The Liberal: Jonathan Clatworthy (pictured) is an English priest who formerly headed the main advocate for liberal theology in the Church of England, “Modern Church.” A recent post, The Word of God and the proposals of humans, struck Obadiah Slope as offering an insight into the thinking at the liberal end of Christianity. Clathwothy advances the argument that we have spent too much time thinking of Jesus as God, and not nearly enough time considering him as human.

“Jesus developed his own style. While recognising the ruling class oppression, he put more emphasis on God’s generosity, and he worked in the villages where people lived rather than taking them to the River Jordan. However, the difference I am focusing on here is one that conflicts with modern images of Jesus.

“Luzia Sutter Rehmann’s excellent Rage in the Belly gives two examples of inaccurate English translations of the gospels. In one, John the Baptist sent disciples to Jesus, asking, ‘Are you the one who is to come, or are we to wait for another?’ Jesus replied:

“‘Go and tell John what you hear and see: the blind receive their sight, the lame walk, the lepers are cleansed, the deaf hear, the dead are raised, and the poor…’

“English translations usually continue with something like ‘have good news brought to them’. English has active and passive voices, expressing what people do and what is done to them.
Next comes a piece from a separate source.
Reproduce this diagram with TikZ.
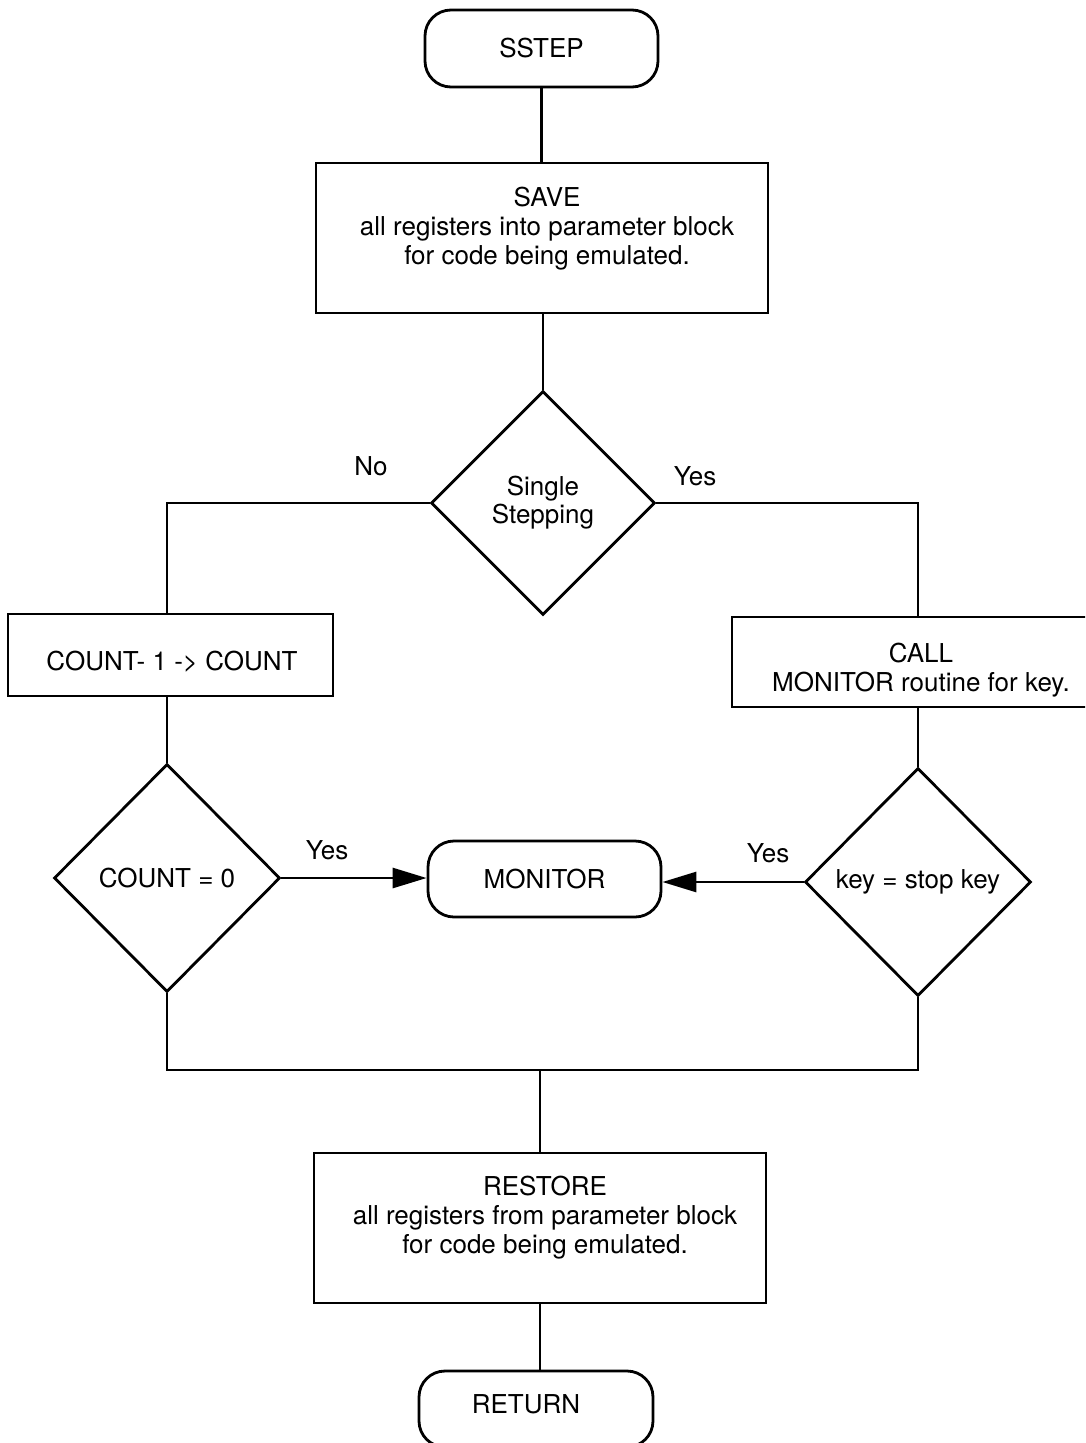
\documentclass[tikz,border=0pt]{standalone}
\usepackage{fontspec}
\setmainfont{TeX Gyre Heros}
\usetikzlibrary{shapes.geometric,arrows.meta}
\begin{document}
\begin{tikzpicture}[x=1pt,y=-1pt,
  line width=2.8pt,
  every node/.style={font=\fontsize{26}{29}\selectfont, inner sep=0pt},
  term/.style={draw, rounded corners=26pt, minimum width=233pt, minimum height=77pt},
  procbox/.style={draw, minimum width=452pt, minimum height=150pt},
  decision/.style={draw, diamond, align=center},
  txt/.style={align=center},
  flow/.style={-{Triangle[length=34pt,width=20pt]}}
]
\useasboundingbox (0,0) rectangle (1085,1443);
\fill[white] (0,0) rectangle (1085,1443);
\clip (0,0) rectangle (1085,1443);

% nodes
\node[term] (sstep) at (541.5,48.5) {SSTEP};
\node[procbox] (save) at (542,238) {};
\node[txt] (savet) at (547,229) {SAVE\\all registers into parameter block\\for code being emulated.};
\node[decision, minimum width=224pt, minimum height=224pt, font=\fontsize{26}{28}\selectfont] (d1) at (543,503) {Single\\Stepping};
\node[draw, minimum width=325pt, minimum height=82pt] (countb) at (170.5,655) {};
\node (countt) at (172,662) {COUNT- 1 -> COUNT};
\node[decision, minimum width=226pt, minimum height=228pt] (cz) at (167,878) {COUNT = 0};
\node[term, minimum width=233pt, minimum height=76pt] (mon) at (544.5,879) {MONITOR};
\node[draw, minimum width=368pt, minimum height=90pt] (callb) at (916,662) {};
\node[txt] (callt) at (921,670) {CALL\\MONITOR routine for key.};
\node[decision, minimum width=226pt, minimum height=228pt] (key) at (918,882) {key = stop key};
\node[procbox] (restore) at (540,1228) {};
\node[txt] (restoret) at (545,1218) {RESTORE\\all registers from parameter block\\for code being emulated.};
\node[term, minimum width=234pt, minimum height=76pt] (ret) at (536,1409) {};
\node (rett) at (526,1404) {RETURN};

% labels
\node (no) at (371,466) {No};
\node (yes1) at (695,476) {Yes};
\node (yes2) at (327,850) {Yes};
\node (yes3) at (768,853) {Yes};

% helper coordinates
\coordinate (lx) at (167,0);
\coordinate (rx) at (918,0);
\coordinate (jn) at (540,1070);

% connectors
\draw (sstep.south) -- (sstep.south |- save.north);
\draw (save.south -| d1.north) -- (d1.north);
\draw (d1.west) -| (lx |- countb.north);
\draw (d1.east) -| (rx |- callb.north);
\draw (lx |- countb.south) -- (cz.north);
\draw (rx |- callb.south) -- (key.north);
\draw[flow] (cz.east) -- (cz.east -| mon.west);
\draw[flow] (key.west) -- (key.west -| mon.east);
\draw (cz.south) -- (cz.south |- jn) -- (key.south |- jn) -- (key.south);
\draw (jn) -- (restore.north);
\draw (restore.south) -- (restore.south |- ret.north);
\end{tikzpicture}
\end{document}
Greek also has a middle voice describing what people do for themselves. This is the case here. A more precise translation would be that the poor ‘bring good news to each other’, thus matching what the blind, lame, leprous and deaf were doing. While modern Christians want Jesus to be the active healer, Jesus himself credited the suffering communities themselves for their achievements. It was a bottom-up movement.
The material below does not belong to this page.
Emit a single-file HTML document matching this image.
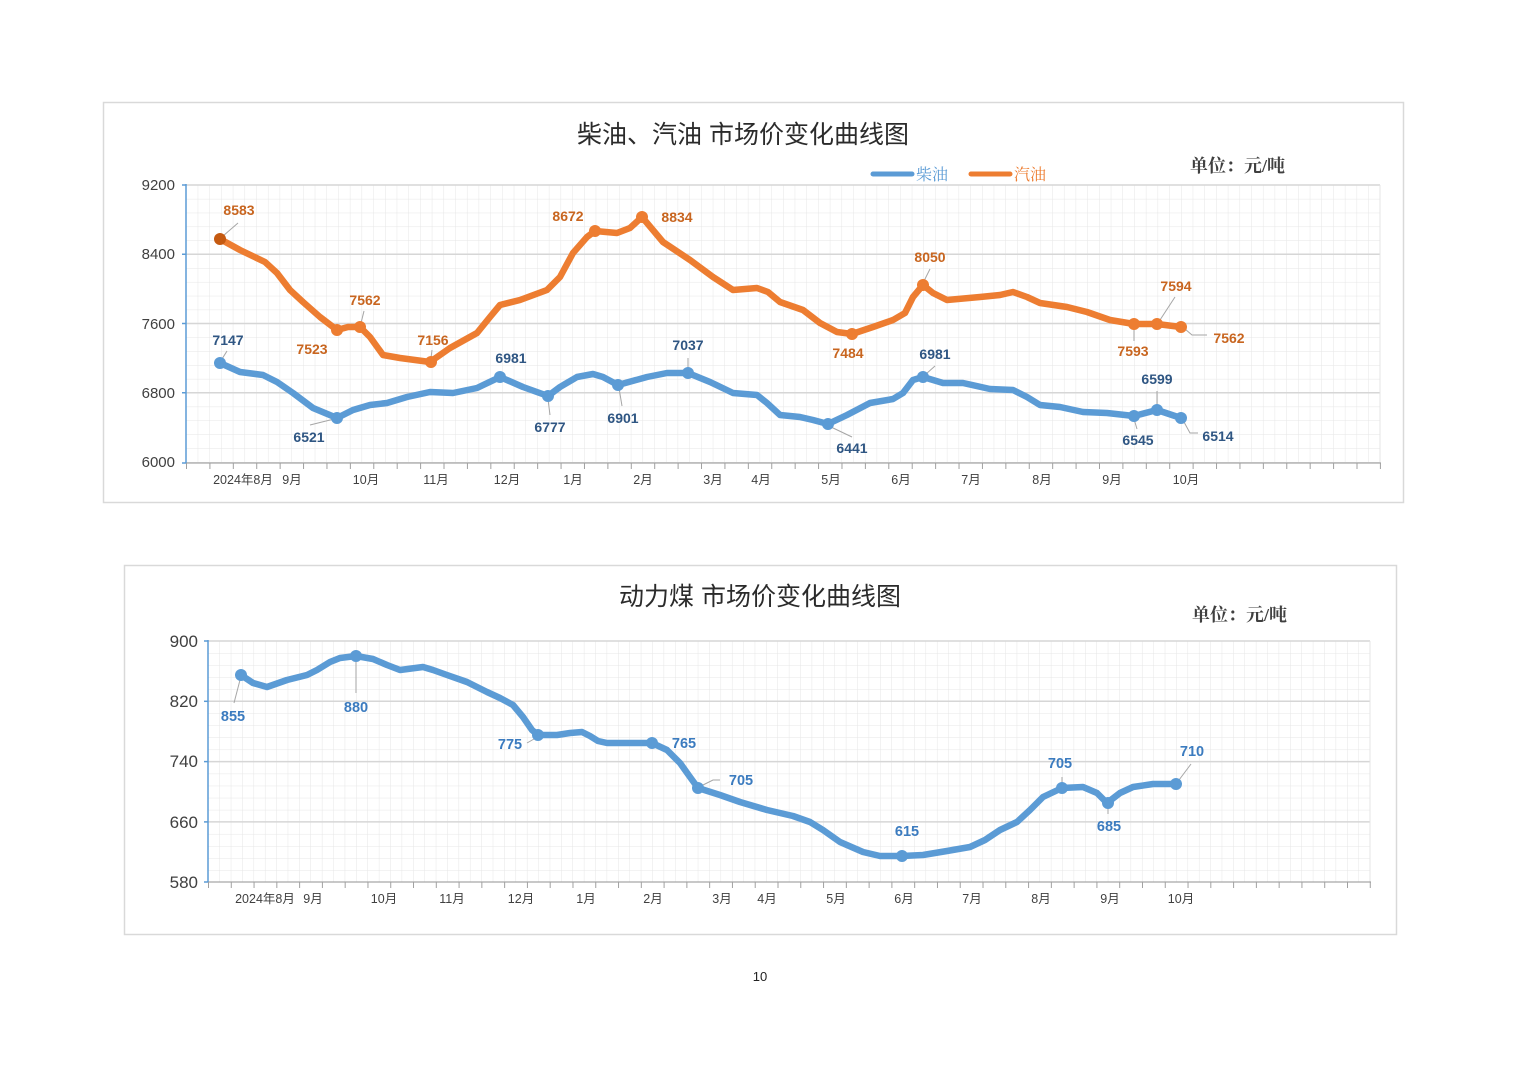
<!DOCTYPE html>
<html><head><meta charset="utf-8"><style>
html,body{margin:0;padding:0;background:#fff;}
svg{display:block;}
.yl{font-family:"Liberation Sans","Noto Sans CJK SC",sans-serif;fill:#404040;}
.xl{font-family:"Liberation Sans","Noto Sans CJK SC",sans-serif;font-size:12.5px;fill:#404040;text-anchor:middle;}
.t{font-family:"Liberation Sans","Noto Sans CJK SC",sans-serif;font-size:25px;fill:#2b2b2b;text-anchor:middle;}
.u{font-family:"Liberation Serif","Noto Serif CJK SC",serif;font-size:18px;font-weight:bold;fill:#404040;}
.lo{font-family:"Liberation Sans",sans-serif;font-size:14px;font-weight:bold;fill:#c8651f;text-anchor:middle;}
.lb{font-family:"Liberation Sans",sans-serif;font-size:14px;font-weight:bold;fill:#2f5683;text-anchor:middle;}
.lc{font-family:"Liberation Sans",sans-serif;font-size:14.5px;font-weight:bold;fill:#3b7bbf;text-anchor:middle;}
.ld{stroke:#a6a6a6;stroke-width:1;fill:none;}
</style></head><body>
<svg width="1520" height="1074" viewBox="0 0 1520 1074" xmlns="http://www.w3.org/2000/svg">
<defs>
<pattern id="g1" x="186" y="185" width="11.706" height="13.85" patternUnits="userSpaceOnUse">
<path d="M0 0V13.85M0 0H11.706" stroke="#e6e6e6" stroke-width="1" fill="none"/>
</pattern>
<pattern id="t1" x="186" y="463" width="23.41" height="6" patternUnits="userSpaceOnUse">
<path d="M0.5 0V6" stroke="#a0a0a0" stroke-width="1"/>
</pattern>
<pattern id="g2" x="208" y="641" width="11.39" height="12.06" patternUnits="userSpaceOnUse">
<path d="M0 0V12.06M0 0H11.39" stroke="#e6e6e6" stroke-width="1" fill="none"/>
</pattern>
<pattern id="t2" x="208" y="882" width="22.78" height="6" patternUnits="userSpaceOnUse">
<path d="M0.5 0V6" stroke="#a0a0a0" stroke-width="1"/>
</pattern>
</defs>

<!-- ========== TOP CHART ========== -->
<rect x="103.5" y="102.5" width="1300" height="400" fill="#fff" stroke="#d9d9d9" stroke-width="1.5"/>
<text class="t" x="743" y="143">柴油、汽油 市场价变化曲线图</text>
<line x1="873" y1="174" x2="912" y2="174" stroke="#5b9bd5" stroke-width="5" stroke-linecap="round"/>
<text x="916" y="180" font-family="Liberation Serif,'Noto Serif CJK SC',serif" font-size="16" fill="#5b9bd5">柴油</text>
<line x1="971" y1="174" x2="1010" y2="174" stroke="#ed7d31" stroke-width="5" stroke-linecap="round"/>
<text x="1014" y="180" font-family="Liberation Serif,'Noto Serif CJK SC',serif" font-size="16" fill="#ed7d31">汽油</text>
<text class="u" x="1190" y="172">单位：元/吨</text>

<rect x="186" y="185" width="1194" height="278" fill="url(#g1)"/>
<g stroke="#d6d6d6" stroke-width="1.5">
<line x1="186" y1="185" x2="1380" y2="185"/>
<line x1="186" y1="254.25" x2="1380" y2="254.25"/>
<line x1="186" y1="323.5" x2="1380" y2="323.5"/>
<line x1="186" y1="392.75" x2="1380" y2="392.75"/>
<line x1="1380" y1="185" x2="1380" y2="463" stroke="#e4e4e4" stroke-width="1"/>
</g>
<line x1="186" y1="463" x2="1381" y2="463" stroke="#a6a6a6" stroke-width="1.2"/>
<rect x="186" y="463" width="1196" height="6" fill="url(#t1)"/>
<line x1="186" y1="184" x2="186" y2="463" stroke="#5b9bd5" stroke-width="1.5"/>
<g stroke="#5b9bd5" stroke-width="1.5"><line x1="182" y1="185" x2="186" y2="185"/><line x1="182" y1="254.25" x2="186" y2="254.25"/><line x1="182" y1="323.5" x2="186" y2="323.5"/><line x1="182" y1="392.75" x2="186" y2="392.75"/><line x1="182" y1="463" x2="186" y2="463"/></g>

<g class="yl" font-size="15" text-anchor="end">
<text x="175" y="190">9200</text>
<text x="175" y="259">8400</text>
<text x="175" y="329">7600</text>
<text x="175" y="398">6800</text>
<text x="175" y="467">6000</text>
</g>
<g class="xl">
<text x="243" y="484">2024年8月</text>
<text x="292" y="484">9月</text>
<text x="366" y="484">10月</text>
<text x="436" y="484">11月</text>
<text x="507" y="484">12月</text>
<text x="573" y="484">1月</text>
<text x="643" y="484">2月</text>
<text x="713" y="484">3月</text>
<text x="761" y="484">4月</text>
<text x="831" y="484">5月</text>
<text x="901" y="484">6月</text>
<text x="971" y="484">7月</text>
<text x="1042" y="484">8月</text>
<text x="1112" y="484">9月</text>
<text x="1186" y="484">10月</text>
</g>

<!-- leaders top -->
<g class="ld">
<path d="M223 236L238 223"/>
<path d="M361 323L364 311"/>
<path d="M431 358L432 350"/>
<path d="M924 281L930 269"/>
<path d="M1160 320L1175 297"/>
<path d="M1185 329L1192 335H1207"/>
<path d="M1134 328V341"/>
<path d="M222 359L227 351"/>
<path d="M334 419L310 425"/>
<path d="M548 399L550 415"/>
<path d="M619 388L622 406"/>
<path d="M688 369V358"/>
<path d="M831 427L852 437"/>
<path d="M926 374L935 366"/>
<path d="M1134 419L1137 429"/>
<path d="M1157 407V391"/>
<path d="M1184 422L1190 433H1198"/>
</g>

<polyline fill="none" stroke="#ed7d31" stroke-width="6.5" stroke-linejoin="round" stroke-linecap="round" points="220,239 240,250 265,262 277,273 290,290 303,302 320,317 337,330 348,327 360,327 370,337 383,355 400,358 430,362 450,348 477,333 490,317 500,305 520,300 547,290 560,277 573,253 587,237 595,231 617,233 630,228 642,217 663,242 690,260 713,277 733,290 757,288 768,292 780,302 803,310 820,323 837,332 852,334 873,327 893,320 905,313 913,297 923,285 933,293 947,300 980,297 1000,295 1013,292 1027,297 1040,303 1067,307 1087,312 1110,320 1134,324 1157,324 1181,327"/>
<polyline fill="none" stroke="#5b9bd5" stroke-width="6.5" stroke-linejoin="round" stroke-linecap="round" points="220,363 240,372 263,375 277,382 293,393 313,408 337,418 353,410 370,405 387,403 407,397 430,392 453,393 477,388 500,377 523,387 548,396 560,387 577,377 593,374 603,377 618,385 647,377 667,373 688,373 710,382 733,393 757,395 767,403 780,415 800,417 813,420 828,424 847,415 870,403 893,399 903,393 913,380 923,377 943,383 963,383 990,389 1013,390 1027,397 1040,405 1060,407 1083,412 1107,413 1134,416 1157,410 1181,418"/>

<g fill="#ed7d31">
<circle cx="220" cy="239" r="6" fill="#c55a11"/>
<circle cx="337" cy="330" r="6"/>
<circle cx="360" cy="327" r="6"/>
<circle cx="431" cy="362" r="6"/>
<circle cx="595" cy="231" r="6"/>
<circle cx="642" cy="217" r="6"/>
<circle cx="852" cy="334" r="6"/>
<circle cx="923" cy="285" r="6"/>
<circle cx="1134" cy="324" r="6"/>
<circle cx="1157" cy="324" r="6"/>
<circle cx="1181" cy="327" r="6"/>
</g>
<g fill="#5b9bd5">
<circle cx="220" cy="363" r="6"/>
<circle cx="337" cy="418" r="6"/>
<circle cx="500" cy="377" r="6"/>
<circle cx="548" cy="396" r="6"/>
<circle cx="618" cy="385" r="6"/>
<circle cx="688" cy="373" r="6"/>
<circle cx="828" cy="424" r="6"/>
<circle cx="923" cy="377" r="6"/>
<circle cx="1134" cy="416" r="6"/>
<circle cx="1157" cy="410" r="6"/>
<circle cx="1181" cy="418" r="6"/>
</g>

<g class="lo">
<text x="239" y="215">8583</text>
<text x="312" y="354">7523</text>
<text x="365" y="305">7562</text>
<text x="433" y="345">7156</text>
<text x="568" y="221">8672</text>
<text x="677" y="222">8834</text>
<text x="930" y="262">8050</text>
<text x="848" y="358">7484</text>
<text x="1133" y="356">7593</text>
<text x="1176" y="291">7594</text>
<text x="1229" y="343">7562</text>
</g>
<g class="lb">
<text x="228" y="345">7147</text>
<text x="309" y="442">6521</text>
<text x="511" y="363">6981</text>
<text x="550" y="432">6777</text>
<text x="623" y="423">6901</text>
<text x="688" y="350">7037</text>
<text x="852" y="453">6441</text>
<text x="935" y="359">6981</text>
<text x="1138" y="445">6545</text>
<text x="1157" y="384">6599</text>
<text x="1218" y="441">6514</text>
</g>

<!-- ========== BOTTOM CHART ========== -->
<rect x="124.5" y="565.5" width="1272" height="369" fill="#fff" stroke="#d9d9d9" stroke-width="1.5"/>
<text class="t" x="760" y="605">动力煤 市场价变化曲线图</text>
<text class="u" x="1192" y="621">单位：元/吨</text>

<rect x="208" y="641" width="1162" height="241" fill="url(#g2)"/>
<g stroke="#d6d6d6" stroke-width="1.5">
<line x1="208" y1="641" x2="1370" y2="641"/>
<line x1="208" y1="701.3" x2="1370" y2="701.3"/>
<line x1="208" y1="761.6" x2="1370" y2="761.6"/>
<line x1="208" y1="821.9" x2="1370" y2="821.9"/>
<line x1="1370" y1="641" x2="1370" y2="882" stroke="#e4e4e4" stroke-width="1"/>
</g>
<line x1="208" y1="882" x2="1371" y2="882" stroke="#a6a6a6" stroke-width="1.2"/>
<rect x="208" y="882" width="1164" height="6" fill="url(#t2)"/>
<line x1="208" y1="640" x2="208" y2="882" stroke="#5b9bd5" stroke-width="1.5"/>
<g stroke="#5b9bd5" stroke-width="1.5"><line x1="204" y1="641" x2="208" y2="641"/><line x1="204" y1="701.3" x2="208" y2="701.3"/><line x1="204" y1="761.6" x2="208" y2="761.6"/><line x1="204" y1="821.9" x2="208" y2="821.9"/><line x1="204" y1="882" x2="208" y2="882"/></g>

<g class="yl" font-size="17" text-anchor="end">
<text x="198" y="647">900</text>
<text x="198" y="707">820</text>
<text x="198" y="767">740</text>
<text x="198" y="828">660</text>
<text x="198" y="888">580</text>
</g>
<g class="xl">
<text x="265" y="903">2024年8月</text>
<text x="313" y="903">9月</text>
<text x="384" y="903">10月</text>
<text x="452" y="903">11月</text>
<text x="521" y="903">12月</text>
<text x="586" y="903">1月</text>
<text x="653" y="903">2月</text>
<text x="722" y="903">3月</text>
<text x="767" y="903">4月</text>
<text x="836" y="903">5月</text>
<text x="904" y="903">6月</text>
<text x="972" y="903">7月</text>
<text x="1041" y="903">8月</text>
<text x="1110" y="903">9月</text>
<text x="1181" y="903">10月</text>
</g>

<g class="ld">
<path d="M240 680L234 703"/>
<path d="M356 662V693"/>
<path d="M534 739L527 743"/>
<path d="M703 785L713 780H720"/>
<path d="M1062 784V777"/>
<path d="M1108 808V814"/>
<path d="M1179 780L1191 764"/>
</g>

<polyline fill="none" stroke="#5b9bd5" stroke-width="6.5" stroke-linejoin="round" stroke-linecap="round" points="241,675 253,683 267,687 287,680 307,675 317,670 330,662 340,658 356,656 373,659 387,665 400,670 423,667 433,670 447,675 467,682 487,692 500,698 513,705 523,717 532,730 538,735 557,735 570,733 582,732 590,736 598,741 607,743 630,743 652,743 667,750 680,763 690,777 698,788 720,795 740,802 767,810 793,816 810,822 823,830 840,842 863,852 880,856 902,856 923,855 947,851 970,847 985,840 1000,830 1017,822 1030,810 1043,797 1062,788 1083,787 1097,793 1107,803 1120,793 1133,787 1153,784 1176,784"/>
<g fill="#5b9bd5">
<circle cx="241" cy="675" r="6"/>
<circle cx="356" cy="656" r="6"/>
<circle cx="538" cy="735" r="6"/>
<circle cx="652" cy="743" r="6"/>
<circle cx="698" cy="788" r="6"/>
<circle cx="902" cy="856" r="6"/>
<circle cx="1062" cy="788" r="6"/>
<circle cx="1108" cy="803" r="6"/>
<circle cx="1176" cy="784" r="6"/>
</g>
<g class="lc">
<text x="233" y="721">855</text>
<text x="356" y="712">880</text>
<text x="510" y="749">775</text>
<text x="684" y="748">765</text>
<text x="741" y="785">705</text>
<text x="907" y="836">615</text>
<text x="1060" y="768">705</text>
<text x="1109" y="831">685</text>
<text x="1192" y="756">710</text>
</g>

<text x="760" y="981" font-family="Liberation Sans,sans-serif" font-size="13" fill="#222" text-anchor="middle">10</text>
</svg>
</body></html>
“The other example is in Mark 6, probably our earliest account of the feeding of the multitude. It contrasts the lavish birthday party for Herod Antipas, where John’s head was brought in on a platter, with the desperation of the hungry people outside. I, and perhaps you, can only imagine what it is like to be desperately hungry and expect to be equally hungry for the rest of our lives. Those peasants had pinned their hopes on John and were distraught.

“English translators usually continue along the lines of the King James Version: ‘there were many coming and going, and they had no leisure so much as to eat’. So why not eat something? The Greek literally means ‘the times were not good for eating’. In other words, there was a famine. Their leader had been killed. They had pinned their hopes on John: now they would pin their hopes on Jesus.

“Mark’s theology lets us down. He seems to have believed Jesus was inaugurating a physically different new age: as well as feeding a multitude, he could walk on water and calm a storm. Later, Matthew and Luke, recognising Mark’s mistake, omitted his theology.”

Now that last paragraph strikes Obadiah as rather unAnglican. It contradicts Article 20 (one of the 39 articles of religion. But liberal Anglicans tend not to take too much notice of the articles.

Article 20 includes this: “And yet it is not lawful for the Church to ordain anything contrary to God’s Word written, neither may it so expound one place of Scripture, that it be repugnant to another.” 

But Obadiah’s chief concern is how flat scripture has become in the Clatyworthy account. Jesus is the Obama-like community organiser. Don’t get Obadiah wrong here, Community Organisers are great. But Jesus is greater than even Obama.

The evangelical: Here’s a helpful bit of last Sunday’s sermon. Obadiah’s Rector, Alan Lukabyo, is preaching on Jesus healing the blind man in John 9. He tackles the question of what we are to make of this story – did it really happen the way the bible says?

“People have gone in a couple of directions. Some people will say, Look, it doesn’t matter. Maybe this is you tonight. If you’re exploring faith, you wouldn’t necessarily say you’re a Christian believer; you say, ‘Oh, whatever, just tell a story. Let’s just think about what it all means.’ And that’s not a bad approach.

“The difficulty that it runs into eventually is that when we read these biographies of Jesus, we are saying something happened in the real world. These aren’t just stories to reflect on. These things happened in the real world that we are living in now. Somebody really did rise from the dead. We are saying these are real-world things, so we can’t just hold them at arm’s length for too long and say, ‘Oh, well, let’s just not even focus on that question. Let’s just go with it.’ 

“And the second option is for a long time, it was quite fashionable to say, Look, Jesus was a real historical figure and he was a good teacher, but over the generations, people added these layers of legend on top of him, these supernatural things. And so there’s a real Jesus in there somewhere, but all the miracle stuff is kind of, you’ve got to scrape that away. And the problem with that is this version of Jesus, the version doing miracles, is the very earliest version that we can find from the very start. 

“In fact, I’ve got a couple of quotes here for you. One from a historian writing in the first century AD, within living memory of Jesus and his resurrection, and this man was not a Christian believer, no great friend of the Christians, his name is Flavius Josephus. He wrote ‘Around this time, there lived a wise man called Jesus. Indeed, he was a man who performed startling feats.’ Even within the lifetime of people who saw Jesus, this is what he was known for: his amazing, amazing deeds, his amazing feats. 

“Or to quote, a more recent biblical and historical scholar, a man called FF Bruce. He says, no matter how far or how far back, we press our researchers into the roots of the gospel story. No matter how we classify the gospel material, we never arrive at a non-supernatural Jesus from day one. The word about Jesus was that he did amazing things, and that’s the only Jesus we really get to decide about the Jesus who did miracles. Yes or no. There’s no alternative. We accept this Jesus or we reject this Jesus.” 

Can we accept the supernatural Jesus and take on the social justice implications of following him? Yes, we can, and yes, we must. The John 9 sermon that I quoted followed a series on James, which, as that unsettling book makes clear, the Jesus way of life will challenge privilege. The evangelical accepts the supernatural as essential, which leads (or should lead) to serving others. But in going light on the supernatural aspect of Jesus’ ministry, the Liberal approach seems to me to be a radical missing out.